Both underground and open-cut mining have been undertaken at Collinsville in North Queensland since the 1920's, with little attention being given to the rehabilitation of mined land prior to the acquisition of the Collinsville Coal Company by MIM Holdings Ltd in 1975. Major environmental problems associated with the older mining areas included acid runoff and drainage, erosion and the lack of vegetative cover. In the early 1980's, Collinsville Coal Company recognised the need to assess the potential for similar problems to occur in association with the development of a new strip mine in the western part of its lease.
The research described in this thesis was undertaken to obtain a detailed knowledge of the geochemical properties of the overburden materials associated with the development of the western lease areas at Collinsville, such that a practical management system could be developed to enable successful progressive rehabilitation. The specific objectives of this research project were to (1) characterise toxic and potentially toxic overburden and interburden strata, (2) evaluate relationships between various overburden properties with respect to toxicity prediction and monitoring (3) assess the significance of overburden variability, and (4) establish overburden toxicity potentials for the western lease mining areas.
The reproducibility and validity of the sequential nitric acid oxidation method of Davey and Colbum (1979) for determiningpyrite (FeS2) content was evaluated on selected Collinsville overburden samples and standard materials. The procedure gave reproducible results which appeared to accurately reflect the pyrite content of the overburden material The method advocates the use of material ground to <0.2mm; however, the results obtained in this study suggested that further assessment of the effect of grinding size on FeS2 result was warranted. It was concluded that the procedure was too complicated for routine overburden characterisation, and a modified procedure was developed to assess sulphur forms in overburden material.
A linear relationship was found to exist between pyritic S and total S for 13 fresh overburden samples which could be expressed as follows:
Pyritic S (%) = Total S (%) x 0.693 - 0.015 (r2=0.997)
Following establishment of this relationship, the overburden characterisation programme developed for the assessment of the western lease areas involved the routine determination of total S using the Leco high temperature procedure with the pyritic S being calculated from total S.
A total of 441 overburden samples were evaluated in the characterisation programme which indicated that 28% of these samples could be classified as acid-toxic (pH<4), 21 % as potentially acid-toxic and 51% as non acid-toxic. This classification was based on acid-base accounting which balances the potential acidity (calculated from pyritic S) against the inherent acid neutralising capacity (ANC) for each sample. The results are expressed in CaCO3 equivalents with positive values indicating an excess of neutralising potential, while negative values highlight a net potential deficiency suggesting acid-toxicity could occur.

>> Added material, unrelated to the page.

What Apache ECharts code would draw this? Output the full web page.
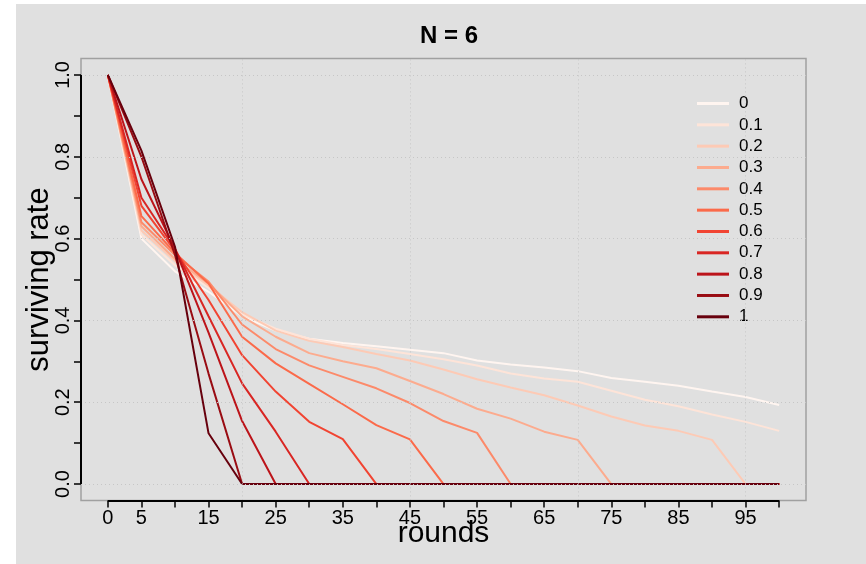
<!DOCTYPE html>
<html>
<head>
<meta charset="utf-8">
<script src="https://cdn.jsdelivr.net/npm/echarts@6/dist/echarts.min.js"></script>
<style>
  html, body { margin: 0; padding: 0; background: #ffffff; }
  #panel { position: absolute; left: 16px; top: 4px; right: 0; bottom: 0; background: #e0e0e0; }
  #chart { position: absolute; left: 0; top: 0; width: 866px; height: 564px; }
</style>
</head>
<body>
<div id="panel"></div>
<div id="chart"></div>
<script>
// Rounds sampled every 5 steps
const rounds = [0, 5, 10, 15, 20, 25, 30, 35, 40, 45, 50, 55, 60, 65, 70, 75, 80, 85, 90, 95, 100];

// Legend labels (parameter level) and their colours (Reds ramp)
const levelNames = ['0', '0.1', '0.2', '0.3', '0.4', '0.5', '0.6', '0.7', '0.8', '0.9', '1'];
const lineColors = ['#FFF5F0', '#FEE4D8', '#FDCAB5', '#FCAB8E', '#FC8A6A', '#FB6A4A',
                    '#F14432', '#D92623', '#BC141A', '#990C13', '#67000D'];

// Surviving rate per level
const rate_0   = [1, 0.600, 0.520, 0.470, 0.410, 0.375, 0.355, 0.345, 0.337, 0.328, 0.320, 0.302, 0.292, 0.285, 0.276, 0.259, 0.250, 0.240, 0.226, 0.213, 0.193];
const rate_0_1 = [1, 0.610, 0.535, 0.480, 0.415, 0.380, 0.355, 0.340, 0.330, 0.318, 0.305, 0.290, 0.270, 0.258, 0.250, 0.228, 0.206, 0.190, 0.170, 0.152, 0.130];
const rate_0_2 = [1, 0.620, 0.545, 0.485, 0.420, 0.375, 0.350, 0.335, 0.318, 0.302, 0.280, 0.256, 0.236, 0.217, 0.192, 0.165, 0.143, 0.130, 0.108, 0, 0];
const rate_0_3 = [1, 0.630, 0.550, 0.490, 0.410, 0.360, 0.320, 0.300, 0.283, 0.252, 0.220, 0.184, 0.160, 0.128, 0.108, 0, 0, 0, 0, 0, 0];
const rate_0_4 = [1, 0.640, 0.560, 0.495, 0.390, 0.330, 0.290, 0.262, 0.234, 0.198, 0.154, 0.125, 0, 0, 0, 0, 0, 0, 0, 0, 0];
const rate_0_5 = [1, 0.655, 0.565, 0.490, 0.360, 0.295, 0.245, 0.195, 0.144, 0.109, 0, 0, 0, 0, 0, 0, 0, 0, 0, 0, 0];
const rate_0_6 = [1, 0.680, 0.570, 0.450, 0.315, 0.226, 0.152, 0.110, 0, 0, 0, 0, 0, 0, 0, 0, 0, 0, 0, 0, 0];
const rate_0_7 = [1, 0.700, 0.575, 0.410, 0.246, 0.128, 0, 0, 0, 0, 0, 0, 0, 0, 0, 0, 0, 0, 0, 0, 0];
const rate_0_8 = [1, 0.745, 0.575, 0.370, 0.154, 0, 0, 0, 0, 0, 0, 0, 0, 0, 0, 0, 0, 0, 0, 0, 0];
const rate_0_9 = [1, 0.800, 0.560, 0.270, 0, 0, 0, 0, 0, 0, 0, 0, 0, 0, 0, 0, 0, 0, 0, 0, 0];
const rate_1   = [1, 0.815, 0.580, 0.124, 0, 0, 0, 0, 0, 0, 0, 0, 0, 0, 0, 0, 0, 0, 0, 0, 0];

// Axis ticks, labels and grid positions
const xTicks = [0, 5, 10, 15, 20, 25, 30, 35, 40, 45, 50, 55, 60, 65, 70, 75, 80, 85, 90, 95, 100];
const xLabels = [0, 5, 15, 25, 35, 45, 55, 65, 75, 85, 95];
const yTicks = [0, 0.1, 0.2, 0.3, 0.4, 0.5, 0.6, 0.7, 0.8, 0.9, 1];
const yLabels = [0, 0.2, 0.4, 0.6, 0.8, 1];
const xGrid = [20, 45, 70, 95];
const yGrid = [0, 0.2, 0.4, 0.6, 0.8, 1];

const allRates = [rate_0, rate_0_1, rate_0_2, rate_0_3, rate_0_4, rate_0_5,
                  rate_0_6, rate_0_7, rate_0_8, rate_0_9, rate_1];

const FONT = 'Liberation Sans, Arial, Helvetica, sans-serif';

const lineSeries = allRates.map((vals, k) => ({
  name: levelNames[k],
  type: 'line',
  data: rounds.map((r, i) => [r, vals[i]]),
  showSymbol: false,
  symbol: 'none',
  silent: true,
  z: 2,
  color: lineColors[k],
  lineStyle: { width: 2, color: lineColors[k] }
}));

// Dotted reference grid, drawn over the curves
const gridSeries = {
  type: 'line',
  data: [],
  silent: true,
  z: 10,
  markLine: {
    silent: true,
    symbol: ['none', 'none'],
    label: { show: false },
    lineStyle: { color: '#c6c6c6', type: [1, 3], width: 1 },
    data: xGrid.map(v => ({ xAxis: v })).concat(yGrid.map(v => ({ yAxis: v })))
  }
};

// Black axis lines covering only the tick range
const axisSeries = {
  type: 'line',
  data: [],
  silent: true,
  z: 11,
  markLine: {
    silent: true,
    symbol: ['none', 'none'],
    label: { show: false },
    lineStyle: { color: '#000000', type: 'solid', width: 2 },
    data: [
      [{ coord: [xTicks[0], -0.04] }, { coord: [xTicks[xTicks.length - 1], -0.04] }],
      [{ coord: [-4, yTicks[0]] }, { coord: [-4, yTicks[yTicks.length - 1]] }]
    ]
  }
};

const chart = echarts.init(document.getElementById('chart'), null, { renderer: 'canvas' });
chart.setOption({
  backgroundColor: 'transparent',
  animation: false,
  title: {
    text: 'N = 6',
    left: 444,
    textAlign: 'center',
    top: 19,
    textStyle: { fontSize: 24, fontWeight: 'bold', fontFamily: FONT, color: '#000' }
  },
  legend: {
    data: levelNames,
    orient: 'vertical',
    left: 692,
    top: 90,
    itemWidth: 32,
    itemHeight: 3,
    itemGap: 4.33,
    icon: 'rect',
    selectedMode: false,
    textStyle: { fontSize: 17, lineHeight: 16, fontFamily: FONT, color: '#000', padding: [0, 0, 0, 5] }
  },
  grid: {
    left: 81, right: 60, top: 58.6, bottom: 63.6,
    show: true, borderColor: '#a0a0a0', borderWidth: 1.5, backgroundColor: 'transparent'
  },
  xAxis: {
    type: 'value', min: -4, max: 104,
    axisLine: { show: false, onZero: false },
    axisTick: { show: true, customValues: xTicks, length: 7, lineStyle: { color: '#000', width: 1.5 } },
    axisLabel: { customValues: xLabels, fontSize: 20, fontFamily: FONT, color: '#000', margin: 8 },
    splitLine: { show: false },
    name: 'rounds', nameLocation: 'middle', nameGap: 18, nameMoveOverlap: false,
    nameTextStyle: { fontSize: 30, fontFamily: FONT, color: '#000' }
  },
  yAxis: {
    type: 'value', min: -0.04, max: 1.04,
    axisLine: { show: false, onZero: false },
    axisTick: { show: true, customValues: yTicks, length: 7, lineStyle: { color: '#000', width: 1.5 } },
    axisLabel: { customValues: yLabels, rotate: 90, fontSize: 20, fontFamily: FONT, color: '#000', margin: 8,
                 formatter: v => v.toFixed(1) },
    splitLine: { show: false },
    name: 'surviving rate', nameLocation: 'middle', nameGap: 26, nameRotate: 90, nameMoveOverlap: false,
    nameTextStyle: { fontSize: 31, fontFamily: FONT, color: '#000' }
  },
  series: lineSeries.concat([gridSeries, axisSeries])
});
</script>
</body>
</html>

Multi-dimensional scaling was employed to assess the relationship between 10 parameters included in the characterisation programme. The data is presented as a two dimensional configuration with each point corresponding to one of the parameters, permitting direct interpretation. The configuration based on all of the overburden data, indicated that acid-base account, ANC and pH were well correlated while fizz rating and electrical conductivity (EC) were poorly con-elated. Fizz rating and Munsell colour value were con-elated, as were total S and EC, whereas sample depth was not highly correlated with any parameter but was con-elated most closely with colour chroma, reflecting a relationship with the degree of weathering.
With respect to prediction and monitoring implications, fizz rating was the most definitive predictor of acid-toxicity out of the four rapid semi-quantitative parameters (Munsell chroma and value, pyrite spot test and fizz rating). Any material with a fizz rating of 3 was considered non acid-toxic, whereas overburden with a pyrite spot test of 0 may be acid-toxic, depending on its fizz rating. Overburden materials with a Ph less than 7 and EC greater than 1 ds/m are likely to be acid-toxic as are samples with a total S content greater than 0.5% and an ANC less than 20t CaCO3eq./l,000t. Overall, it appeared that the ANC was the most useful individual parameter for predicting the acid-base account and hence assessing the acid-toxicity of Collinsville overburden.
The overburden strata overlying the various coal seams in the western lease mining areas at Collinsville are dominated by highly acid-toxic and potentially toxic materials. In general, the toxicity status of each area can be ranked in the following order: Blake West>Garrick West>Scott-Denison West>Scott-Denison North. The overburden strata occurring in the Blake West area are extremely toxic and have the potential to create serious environmental problems. The Garrick West area also has serious potential toxicity problems with siltstone-dominance strata having very high toxicity levels. The overburden profiles occurring in the Scott-Denison areas can be classified in relation to the depth of overburden to the coal seams. Where the coal seam is shallow, the overburden strata are likely to be dominated by toxic materials and vice-versa.
Both truck and shovel and dragline methods of overburden removal are being used to mine the various areas at Collinsville, and thus the potential exists to practice selective placement of pyritic material to isolate it from oxygen and water. Recommendations are given for the handling of soil and spoil to achieve a non-toxic root zone for plants following recontouring of the spoil piles.